T’ngai Laeng Saka is the name of the third day of the Cambodian New Year Festival. From this day the New Year officially starts, so it could also be called New Year’s Day. Early in the morning people go visit the temples once again and a ceremony including the sand stupas takes place. In the evening the Water Festival ends with a great ceremony where all the young people of the nation wash their elders with perfumed holy water. Also the monks and all Buddha images are washed as a sign of devotion by the Khmer people. This way the people show their remorse for all the sins they have committed during the past year and accept blessings from the elders and from Buddha. It is a very special time when everyone – young, old, women, men, children and elders, spend time together, laughing and sharing with each other in respectful water games.

Cambodia New Year Traditions

The five sand castles that are built in the temples on the second day of Chaul Chnam Thmey represent the Tavatsima stupa, where the hair and diadem of Buddha are buried, and four other stupas symbolizing Buddha’s favourite desciples - Sariputta, Moggallana, Ananda and Maha Kassapa. The sand stupa tradition exists in most South East Asian countries.

Another tradition for the New Year Water Festival in Cambodia is to mix some white chalk with the water that’s poured over one another, sometimes they will colour the chalk in bright colours like yellow or pink. This ritual is called Sraung Preah.

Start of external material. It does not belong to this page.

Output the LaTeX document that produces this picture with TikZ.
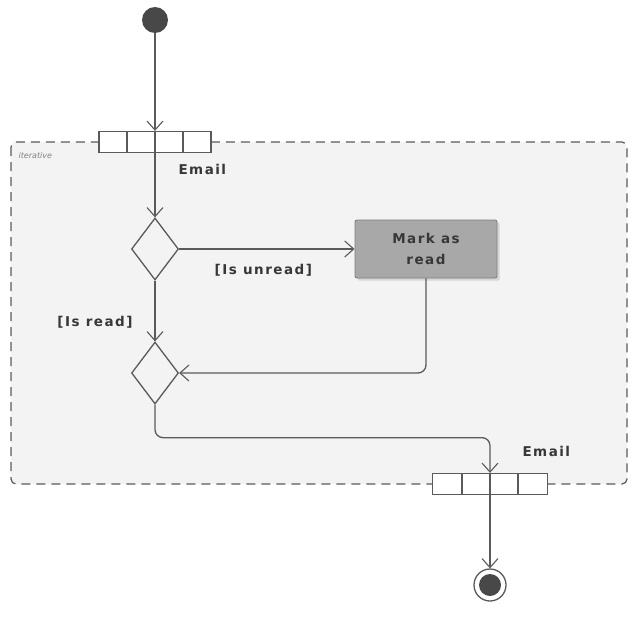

In Cambodia food is an essential part of all festivities and a special New Year dish is Kralan which is a sweet cake made of grated coconut, coconut milk, rice and beans that are slowly roasted inside a bamboo stick.

Games are a big part of Cambodian everyday life and especially of the festivals. In the street corners you’ll see families and other groups of people dancing and playing games together, taking a break from their daily routine. The Cambodians want to turn boring moments into playful and memorable occasions and it is believed that playing games help keeping both body and mind vital and strong.